In Addition to Geithner, Republican Economists Also Argue That Tax Cuts Do Not Pay for Themselves
|Thursday, 05 August 2010 04:37|
The NYT discussed the Obama administration's plans to extend President Bush's tax cuts only for households earning less than $250,000 a year. The article also reported on Republican claims that not extending the tax breaks for the wealthy would hurt the economy. It concluded by telling readers that:
"he [Treasury Secretary Timothy Geithner] dismissed as “myths” Republican arguments that tax cuts pay for themselves, by bringing in new revenues from economic growth."
It would have been helpful to note that this is not just Secretary Geithner or the Democrat's view. It is the near unanimous view of every economist who has examined the issue, including Republican economists.

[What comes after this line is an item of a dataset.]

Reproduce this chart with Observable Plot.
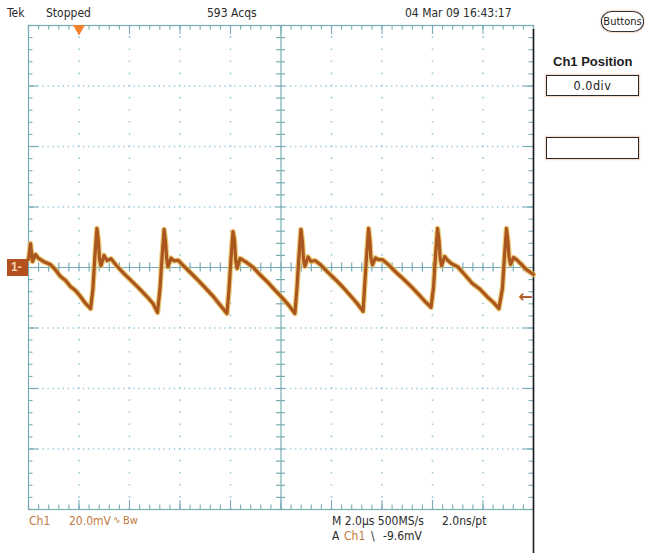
<!DOCTYPE html>
<html><head><meta charset="utf-8">
<script src="https://cdn.jsdelivr.net/npm/d3@7"></script>
<script src="https://cdn.jsdelivr.net/npm/@observablehq/plot@0.6"></script>
<style>
body{margin:0;background:#fff;}
#wrap{position:relative;width:645px;height:553px;overflow:hidden;font-family:"Liberation Sans Narrow","Arial Narrow","DejaVu Sans Condensed",sans-serif;}
#wrap svg{position:absolute;left:0;top:0;}
.t{position:absolute;white-space:nowrap;font-size:12px;line-height:1;color:#2b2b2b;}
.o{color:#c27b42;}
.box{position:absolute;box-sizing:border-box;border:1.5px solid #2a2a2a;box-shadow:0 0 1px 1px rgba(230,150,110,0.35);display:flex;align-items:center;justify-content:center;font-size:12.5px;color:#222;}
</style></head>
<body>
<div id="wrap"></div>
<script>
// ---- Data ----
const timeUs = [
  -10.00, -9.92, -9.84, -9.72, -9.60, -9.41, -9.13, -8.93, -8.73, -8.53, -8.34, -8.14, -7.94, -7.74, -7.54,
  -7.45, -7.37, -7.29, -7.23, -7.19, -7.13, -7.01, -6.89, -6.73, -6.50, -6.22, -5.90, -5.62, -5.31, -5.07, -4.89,
  -4.79, -4.71, -4.63, -4.57, -4.53, -4.48, -4.36, -4.24, -4.08, -3.84, -3.56, -3.25, -2.97, -2.65, -2.42, -2.14,
  -2.06, -1.98, -1.90, -1.84, -1.80, -1.74, -1.62, -1.50, -1.35, -1.11, -0.83, -0.51, -0.24, 0.08, 0.32, 0.55,
  0.63, 0.71, 0.79, 0.85, 0.89, 0.95, 1.07, 1.19, 1.35, 1.58, 1.86, 2.18, 2.46, 2.77, 3.01, 3.25,
  3.31, 3.39, 3.47, 3.52, 3.56, 3.62, 3.74, 3.86, 4.02, 4.26, 4.53, 4.85, 5.13, 5.45, 5.68, 5.94,
  6.04, 6.12, 6.20, 6.26, 6.30, 6.36, 6.48, 6.59, 6.75, 6.99, 7.27, 7.58, 7.86, 8.18, 8.42, 8.63,
  8.77, 8.85, 8.93, 8.99, 9.03, 9.09, 9.21, 9.33, 9.49, 9.72, 10.00
];
const ch1mV = [
  2.6, 7.9, 2.0, 4.3, 3.0, 2.0, 1.0, -0.8, -3.0, -4.3, -6.3, -7.6, -9.6, -11.9, -13.6,
  -7.2, 3.8, 12.9, 8.6, 2.8, 0.6, 4.0, 2.3, 2.9, 0.5, -2.0, -4.6, -6.9, -9.6, -11.9, -14.9,
  -6.8, 3.4, 12.6, 8.2, 3.1, 0.2, 3.1, 2.2, 2.4, 0.4, -1.9, -4.5, -7.0, -9.9, -12.3, -15.2,
  -7.4, 3.0, 11.9, 8.8, 2.9, -0.3, 3.0, 2.4, 1.6, 0.1, -2.4, -5.0, -7.5, -10.3, -12.6, -15.2,
  -7.1, 3.6, 12.6, 8.4, 2.6, 0.4, 3.5, 2.0, 2.3, 0.8, -1.6, -4.2, -6.6, -9.5, -11.8, -14.5,
  -6.5, 3.9, 12.9, 8.9, 3.2, 0.9, 3.2, 2.6, 2.6, 0.9, -1.4, -3.8, -6.1, -8.9, -11.0, -13.2,
  -6.6, 4.0, 12.9, 8.7, 3.3, 0.6, 3.6, 2.5, 1.3, 0.3, -2.3, -5.3, -7.0, -9.8, -11.6, -13.6,
  -6.9, 3.7, 12.9, 8.4, 3.6, 1.0, 3.3, 2.6, 1.3, -0.7, -2.3
];
// graticule: 10 horizontal divisions of 2.0 µs, 8 vertical divisions of 20.0 mV
const xDivs = [-10, -8, -6, -4, -2, 0, 2, 4, 6, 8, 10];
const yDivs = [-80, -60, -40, -20, 0, 20, 40, 60, 80];
const triggerPosUs = [-8];
const triggerLevelMv = [-9.6];
const headerTexts = ["Tek", "Stopped", "593 Acqs", "04 Mar 09 16:43:17"];

const data = timeUs.map((t, i) => ({t, v: ch1mV[i]}));
const xMinor = d3.range(-10, 10.001, 0.4).map(d => +d.toFixed(2));
const yMinor = d3.range(-80, 80.001, 4).map(d => +d.toFixed(2));
const xGrid = xDivs.filter(d => d !== 0 && Math.abs(d) !== 10);
const yGrid = yDivs.filter(d => d !== 0 && Math.abs(d) !== 80);

const teal = "#79adb6";
const pxX = 20 / 505;   // µs per pixel
const pxY = 160 / 484;  // mV per pixel

const chart = Plot.plot({
  width: 645, height: 553,
  marginLeft: 28, marginRight: 112, marginTop: 25, marginBottom: 44,
  x: {domain: [-10, 10], axis: null},
  y: {domain: [-80, 80], axis: null},
  style: {background: "white", overflow: "visible"},
  marks: [
    // dotted graticule
    Plot.ruleX(xGrid, {stroke: "#9ccbdc", strokeWidth: 1.6, strokeDasharray: "1.6,10.5", strokeDashoffset: 0.8}),
    Plot.ruleY(yGrid, {stroke: "#9ccbdc", strokeWidth: 1.6, strokeDasharray: "1.4,3.65", strokeDashoffset: 0.7}),
    // centre axes
    Plot.ruleX([0], {stroke: teal, strokeWidth: 1.2}),
    Plot.ruleY([0], {stroke: teal, strokeWidth: 1.2}),
    Plot.ruleX(xMinor, {y1: -4.5 * pxY, y2: 4.5 * pxY, stroke: teal, strokeWidth: 1.2}),
    Plot.ruleY(yMinor, {x1: -4.5 * pxX, x2: 4.5 * pxX, stroke: teal, strokeWidth: 1.2}),
    // border ticks
    Plot.ruleX(xMinor, {y1: 80, y2: 80 - 4.5 * pxY, stroke: teal, strokeWidth: 1.1}),
    Plot.ruleX(xMinor, {y1: -80, y2: -80 + 4.5 * pxY, stroke: teal, strokeWidth: 1.1}),
    Plot.ruleX(xDivs, {y1: 80, y2: 80 - 9 * pxY, stroke: teal, strokeWidth: 1.1}),
    Plot.ruleX(xDivs, {y1: -80, y2: -80 + 9 * pxY, stroke: teal, strokeWidth: 1.1}),
    Plot.ruleY(yMinor, {x1: -10, x2: -10 + 4.5 * pxX, stroke: teal, strokeWidth: 1.1}),
    Plot.ruleY(yMinor, {x1: 10, x2: 10 - 4.5 * pxX, stroke: teal, strokeWidth: 1.1}),
    Plot.ruleY(yDivs, {x1: -10, x2: -10 + 10 * pxX, stroke: teal, strokeWidth: 1.1}),
    Plot.ruleY(yDivs, {x1: 10, x2: 10 - 10 * pxX, stroke: teal, strokeWidth: 1.1}),
    Plot.frame({stroke: teal, strokeWidth: 1.2}),
    // right edge dark line
    Plot.ruleX([10], {stroke: "#1b1b1b", strokeWidth: 1.6, insetTop: 4, insetBottom: -44}),
    // waveform
    Plot.line(data, {x: "t", y: "v", stroke: "#e9bd55", strokeWidth: 5.5, strokeOpacity: 0.8, strokeLinejoin: "round"}),
    Plot.line(data, {x: "t", y: "v", stroke: "#a9561f", strokeWidth: 3.2, strokeLinejoin: "round"}),
    // trigger position marker
    Plot.dot(triggerPosUs, {x: d => d, y: 80, symbol: "triangle", rotate: 180, r: 4.5, fill: "#f0822e", stroke: "none", dy: 3}),
    // trigger level arrow
    Plot.text(triggerLevelMv, {x: 10, y: d => d, text: () => "←", dx: -8, fill: "#b0602a", fontSize: 17, fontFamily: "DejaVu Sans", fontWeight: "bold"})
  ]
});

const wrap = document.getElementById("wrap");
wrap.appendChild(chart);

function addText(txt, left, baseline, cls, extra) {
  const el = document.createElement("div");
  el.className = "t " + (cls || "");
  el.textContent = txt;
  el.style.left = left + "px";
  el.style.top = (baseline - 10) + "px";
  if (extra) Object.assign(el.style, extra);
  wrap.appendChild(el);
  return el;
}
// header
addText(headerTexts[0], 7, 17);
addText(headerTexts[1], 46, 17);
addText(headerTexts[2], 207, 17);
addText(headerTexts[3], 405, 17);
// footer
addText("Ch1", 29, 525, "o");
addText("20.0mV", 69, 525, "o");
addText("∿", 113, 525, "o", {fontSize: "10px"});
addText("Bw", 123, 525, "o", {fontSize: "11px"});
addText("M 2.0µs 500MS/s", 332, 525);
addText("2.0ns/pt", 442, 525);
addText("A", 332, 540);
addText("Ch1", 344, 540, "o");
addText("\\", 371, 540);
addText("-9.6mV", 383, 540);
// right panel
addText("Ch1 Position", 553, 65, "", {fontFamily: "'Liberation Sans',Arial,sans-serif", fontWeight: "bold", fontSize: "13px", color: "#1e1e1e"});
const b1 = document.createElement("div");
b1.className = "box"; b1.textContent = "0.0div";
Object.assign(b1.style, {left: "546px", top: "75px", width: "93px", height: "21px", letterSpacing: "0.5px"});
wrap.appendChild(b1);
const b2 = document.createElement("div");
b2.className = "box";
Object.assign(b2.style, {left: "546px", top: "137px", width: "93px", height: "22px"});
wrap.appendChild(b2);
const bt = document.createElement("div");
bt.className = "box"; bt.textContent = "Buttons";
Object.assign(bt.style, {left: "601px", top: "11px", width: "43px", height: "21px", borderRadius: "11px / 10px", border: "1px solid #333", fontSize: "11px"});
wrap.appendChild(bt);
// channel 1 ground marker
const y0 = chart.scale("y").apply(0);
const m = document.createElement("div");
Object.assign(m.style, {position: "absolute", left: "7px", top: (y0 - 8.5) + "px", width: "21px", height: "17px", background: "#b4501f", color: "#f6d8b8", fontSize: "12px", lineHeight: "17px", fontFamily: "'Liberation Sans',sans-serif", fontWeight: "bold", paddingLeft: "4px", boxSizing: "border-box"});
m.textContent = "1-";
wrap.appendChild(m);
</script>
</body></html>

For example, Douglas Holtz-Eakin, a prominent Republican economist who was the chief economic advisor to John McCain in his presidential campaign, examined this issue when he headed the Congressional Budget Office. He used a wide variety of models and found that in the most optimistic scenario additional growth could temporarily replace 30 percent of the lost revenue. (Even this increase would largely disappear in the long run.)
The treatment of the issue in the article may lead readers to believe that the question of whether tax cuts pay for themselves is one that is actively debated by economists. In fact, it has long been settled even if some Republican politicians choose to ignore the evidence.